After the employees’ strike at Air India, the airlines in the case of Re: Domestic Air Lines started pricing extravagantly. The DG claimed that all of the airline companies had engaged in parallel activities to raise prices, which amounted to a tacit collusion. However, CCI disagreed with the DG’s report due to the lack of material evidence demonstrating the existence of any agreement between airlines and pilots that would have contributed to the collision.

CCI is mistakenly fixated on this strategy, particularly when dealing with instances of tacit collusion. The ruling of the former Monopolies and Restrictive Trade Practises Commission (“MRTPC”) in Ghai Enterprise Ltd and Quality Ice Creams, which was cited by CCI in Re: Aluminium Phosphide Tablets Manufacturers, is cited in support of the argument. In this ruling, MRTPC linked a tacit agreement with price parallelism. Eight percent of the market was held by both ice cream companies, who announced comparable prices. The MRTPC stated that the ‘preponderance of the probability’ in this situation implied that there was tacit collusion and a concerted effort among the corporations.

The Peruvian Authority also believes that hub-and-spoke activity exists when a third party merely shares information about collusion and related talks with rival firms. No direct evidence was found to support CCI’s decision in Re: Domestic Air Lines that competitor airlines had used a shared piece of software to fix rates. The regulator, however, did not consider the implied coordination between airline businesses as suggested by the DG report.

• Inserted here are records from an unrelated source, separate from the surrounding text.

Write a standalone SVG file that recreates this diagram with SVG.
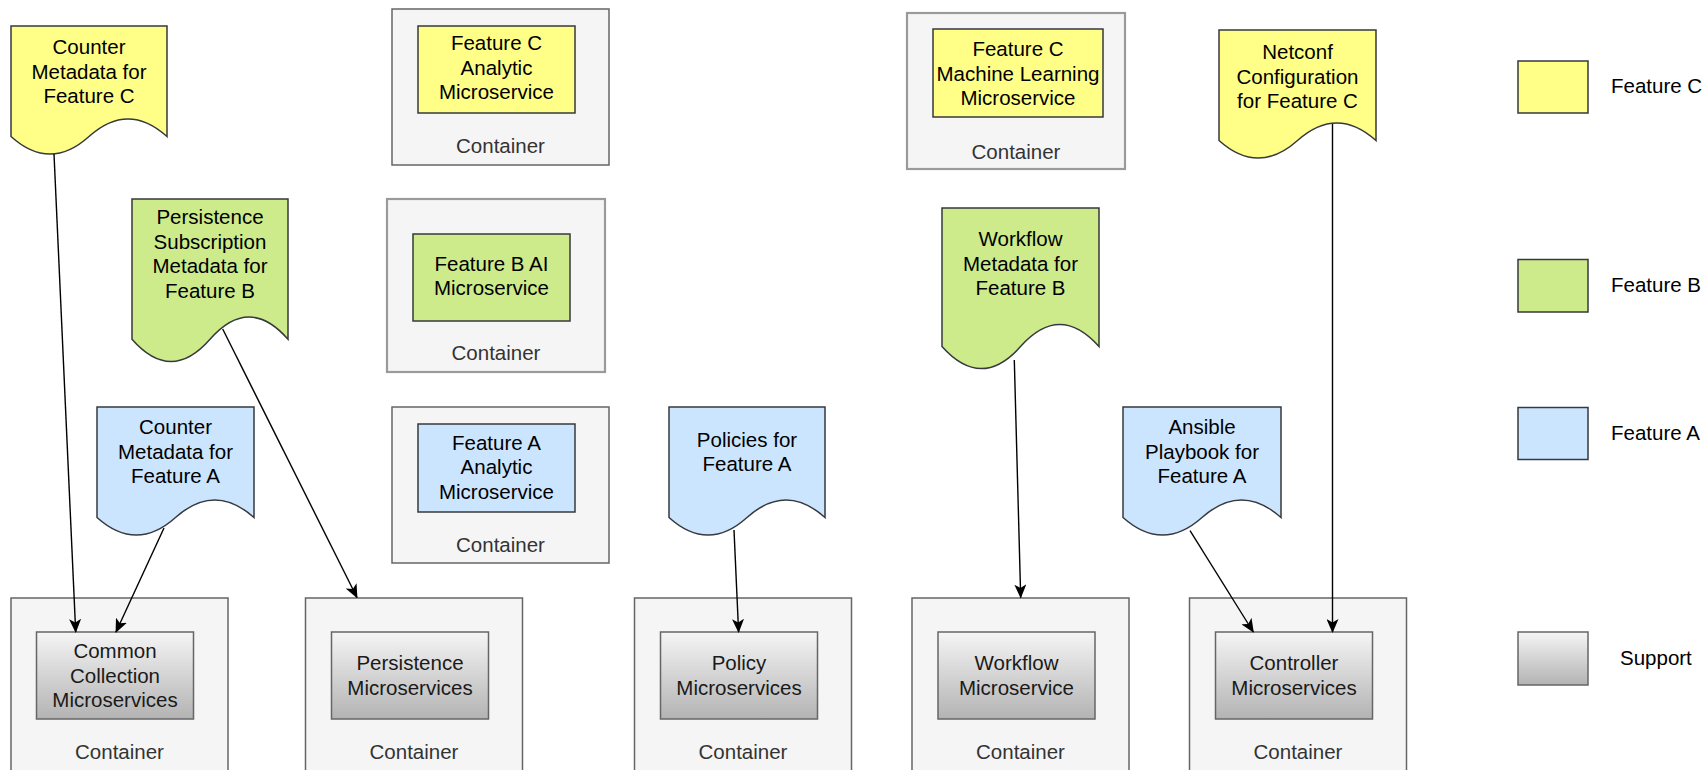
<svg xmlns="http://www.w3.org/2000/svg" width="1703" height="770" viewBox="0 0 1703 770">
  <defs>
    <linearGradient id="supportFill" x1="0" y1="0" x2="0" y2="1">
      <stop offset="0" stop-color="#f5f5f5"/>
      <stop offset="1" stop-color="#b3b3b3"/>
    </linearGradient>
    <marker id="arrow" viewBox="0 0 14 12" refX="13" refY="6" markerWidth="14" markerHeight="12" markerUnits="userSpaceOnUse" orient="auto">
      <path d="M0,0 L14,6 L0,12 L3.5,6 Z" fill="#000"/>
    </marker>
    <style>
      text { font-family: "Liberation Sans", Arial, Helvetica, sans-serif; font-size: 20.5px; text-anchor: middle; fill: #000; }
      .container { fill: #f5f5f5; stroke: #666666; stroke-width: 1.5; }
      .container.soft { stroke: #9a9a9a; stroke-width: 2.2; }
      .clabel { fill: #333333; }
      .featC { fill: #ffff88; stroke: #36393d; stroke-width: 1.5; }
      .featB { fill: #cdeb8b; stroke: #36393d; stroke-width: 1.5; }
      .featA { fill: #cce5ff; stroke: #36393d; stroke-width: 1.5; }
      .support { fill: url(#supportFill); stroke: #666666; stroke-width: 1.5; }
      .stext { fill: #1a1a1a; }
      .legend { text-anchor: start; }
      .edge { fill: none; stroke: #000; stroke-width: 1.4; marker-end: url(#arrow); }
    </style>
  </defs>

  <rect width="1703" height="770" fill="#ffffff"/>

  <!-- Metadata documents -->
  <g id="doc-counter-c">
    <path class="featC" d="M11,26 L167,26 L167,136.5 Q128,101.4 89,136.5 Q50,171.6 11,136.5 Z"/>
    <text x="89" y="54">Counter</text>
    <text x="89" y="78.5">Metadata for</text>
    <text x="89" y="103">Feature C</text>
  </g>

  <g id="doc-persistence-b">
    <path class="featB" d="M132,199 L288,199 L288,339.3 Q249,294.7 210,339.3 Q171,383.8 132,339.3 Z"/>
    <text x="210" y="224">Persistence</text>
    <text x="210" y="248.6">Subscription</text>
    <text x="210" y="273.2">Metadata for</text>
    <text x="210" y="297.8">Feature B</text>
  </g>

  <g id="doc-netconf-c">
    <path class="featC" d="M1219,30 L1376,30 L1376,140.5 Q1336.75,105.4 1297.5,140.5 Q1258.25,175.6 1219,140.5 Z"/>
    <text x="1297.5" y="59">Netconf</text>
    <text x="1297.5" y="83.5">Configuration</text>
    <text x="1297.5" y="108">for Feature C</text>
  </g>

  <g id="doc-workflow-b">
    <path class="featB" d="M942,208 L1099,208 L1099,346.6 Q1059.75,302.5 1020.5,346.6 Q981.25,390.6 942,346.6 Z"/>
    <text x="1020.5" y="246">Workflow</text>
    <text x="1020.5" y="270.6">Metadata for</text>
    <text x="1020.5" y="295">Feature B</text>
  </g>

  <g id="doc-counter-a">
    <path class="featA" d="M97,407 L254,407 L254,517.5 Q214.75,482.4 175.5,517.5 Q136.25,552.6 97,517.5 Z"/>
    <text x="175.5" y="434">Counter</text>
    <text x="175.5" y="458.6">Metadata for</text>
    <text x="175.5" y="483">Feature A</text>
  </g>

  <g id="doc-policies-a">
    <path class="featA" d="M669,407 L825,407 L825,517.5 Q786,482.4 747,517.5 Q708,552.6 669,517.5 Z"/>
    <text x="747" y="446.5">Policies for</text>
    <text x="747" y="471">Feature A</text>
  </g>

  <g id="doc-ansible-a">
    <path class="featA" d="M1123,407 L1281,407 L1281,517.5 Q1241.5,482.4 1202,517.5 Q1162.5,552.6 1123,517.5 Z"/>
    <text x="1202" y="434">Ansible</text>
    <text x="1202" y="458.6">Playbook for</text>
    <text x="1202" y="483">Feature A</text>
  </g>

  <!-- Feature containers -->
  <g id="container-c-analytic">
    <rect class="container" x="392" y="9" width="217" height="156"/>
    <rect class="featC" x="418" y="26" width="157" height="87"/>
    <text x="496.5" y="50">Feature C</text>
    <text x="496.5" y="74.5">Analytic</text>
    <text x="496.5" y="99">Microservice</text>
    <text class="clabel" x="500.5" y="153">Container</text>
  </g>

  <g id="container-b-ai">
    <rect class="container soft" x="387" y="199" width="218" height="173"/>
    <rect class="featB" x="413" y="234" width="157" height="87"/>
    <text x="491.5" y="271">Feature B AI</text>
    <text x="491.5" y="295">Microservice</text>
    <text class="clabel" x="496" y="360">Container</text>
  </g>

  <g id="container-a-analytic">
    <rect class="container" x="392" y="407" width="217" height="156"/>
    <rect class="featA" x="418" y="424" width="157" height="88"/>
    <text x="496.5" y="449.5">Feature A</text>
    <text x="496.5" y="474">Analytic</text>
    <text x="496.5" y="498.5">Microservice</text>
    <text class="clabel" x="500.5" y="551.5">Container</text>
  </g>

  <g id="container-c-ml">
    <rect class="container soft" x="907" y="13" width="218" height="156"/>
    <rect class="featC" x="933" y="29" width="170" height="88"/>
    <text x="1018" y="56">Feature C</text>
    <text x="1018" y="80.5">Machine Learning</text>
    <text x="1018" y="105">Microservice</text>
    <text class="clabel" x="1016" y="159">Container</text>
  </g>

  <!-- Support containers -->
  <g id="container-common-collection">
    <rect class="container" x="11" y="598" width="217" height="180"/>
    <rect class="support" x="36.5" y="632" width="157" height="87"/>
    <text class="stext" x="115" y="658">Common</text>
    <text class="stext" x="115" y="682.5">Collection</text>
    <text class="stext" x="115" y="707">Microservices</text>
    <text class="clabel" x="119.5" y="759">Container</text>
  </g>

  <g id="container-persistence">
    <rect class="container" x="305.5" y="598" width="217" height="180"/>
    <rect class="support" x="331.5" y="632" width="157" height="87"/>
    <text class="stext" x="410" y="670">Persistence</text>
    <text class="stext" x="410" y="694.5">Microservices</text>
    <text class="clabel" x="414" y="759">Container</text>
  </g>

  <g id="container-policy">
    <rect class="container" x="634.5" y="598" width="217" height="180"/>
    <rect class="support" x="660.5" y="632" width="157" height="87"/>
    <text class="stext" x="739" y="670">Policy</text>
    <text class="stext" x="739" y="694.5">Microservices</text>
    <text class="clabel" x="743" y="759">Container</text>
  </g>

  <g id="container-workflow">
    <rect class="container" x="912" y="598" width="217" height="180"/>
    <rect class="support" x="938" y="632" width="157" height="87"/>
    <text class="stext" x="1016.5" y="670">Workflow</text>
    <text class="stext" x="1016.5" y="694.5">Microservice</text>
    <text class="clabel" x="1020.5" y="759">Container</text>
  </g>

  <g id="container-controller">
    <rect class="container" x="1189.5" y="598" width="217" height="180"/>
    <rect class="support" x="1215.5" y="632" width="157" height="87"/>
    <text class="stext" x="1294" y="670">Controller</text>
    <text class="stext" x="1294" y="694.5">Microservices</text>
    <text class="clabel" x="1298" y="759">Container</text>
  </g>

  <!-- Legend -->
  <g id="legend-feature-c">
    <rect class="featC" x="1518" y="61" width="70" height="52"/>
    <text class="legend" x="1611" y="93">Feature C</text>
  </g>
  <g id="legend-feature-b">
    <rect class="featB" x="1518" y="259.5" width="70" height="52.5"/>
    <text class="legend" x="1611" y="292">Feature B</text>
  </g>
  <g id="legend-feature-a">
    <rect class="featA" x="1518" y="407.5" width="70" height="52"/>
    <text class="legend" x="1611" y="440">Feature A</text>
  </g>
  <g id="legend-support">
    <rect class="support" x="1518" y="632" width="70" height="53"/>
    <text class="legend" x="1620" y="664.5">Support</text>
  </g>

  <!-- Connectors -->
  <g id="connectors">
    <line class="edge" x1="54" y1="154" x2="75.7" y2="632"/>
    <line class="edge" x1="164" y1="528" x2="116" y2="632"/>
    <line class="edge" x1="222.7" y1="329" x2="357" y2="597.5"/>
    <line class="edge" x1="734" y1="530" x2="738.6" y2="632"/>
    <line class="edge" x1="1014.3" y1="360" x2="1020.7" y2="597.5"/>
    <line class="edge" x1="1190" y1="530.7" x2="1253.3" y2="632"/>
    <line class="edge" x1="1332.5" y1="124" x2="1332.5" y2="632"/>
  </g>
</svg>
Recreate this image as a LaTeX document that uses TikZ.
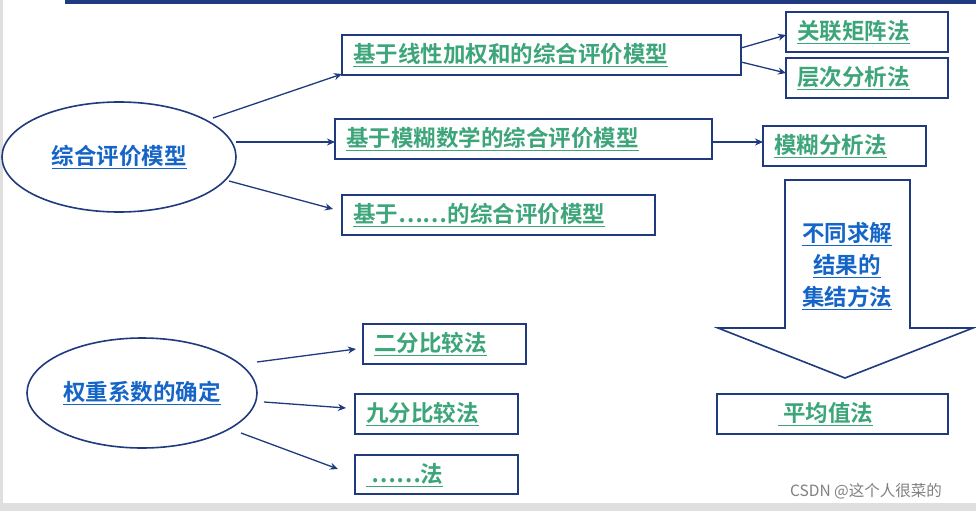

In Re: Alleged Cartelization for Increasing Pulse Prices in India, it was decided that any exchange of information between companies in a buyer-seller connection need to be assessed in light of the multi-faced relationship. In light of this, the CCI held irregular interactions between businesses exchanging information that is already in the public domain cannot be interpreted as anti-competitive. However, by limiting the criteria for determining hub-and-spoke cartel behavior to just direct evidence tests leaves out tacit collusion and shields companies from liability by making it impossible to detect any direct agreements through third-party software.

Inference

The amended bill is a step in the right direction for assessing CCI’s ability to handle hub-and-spoke cartel conduct. By eliminating the direct proof criteria and imputing culpability on active involvement in furtherance of the agreement, the amendment will improve CCI’s ability to deal with tacit cooperation. This measure will eliminate the need to identify a direct agreement for imputation of liability, thus the authorities are optimistic that CCI’s jurisprudence will develop in establishing a practical test for such agreements. The proposed plan assumes that a party is responsible if it actively pursues cartel activity regardless of whether it engages in a similar trade or is a horizontal rival.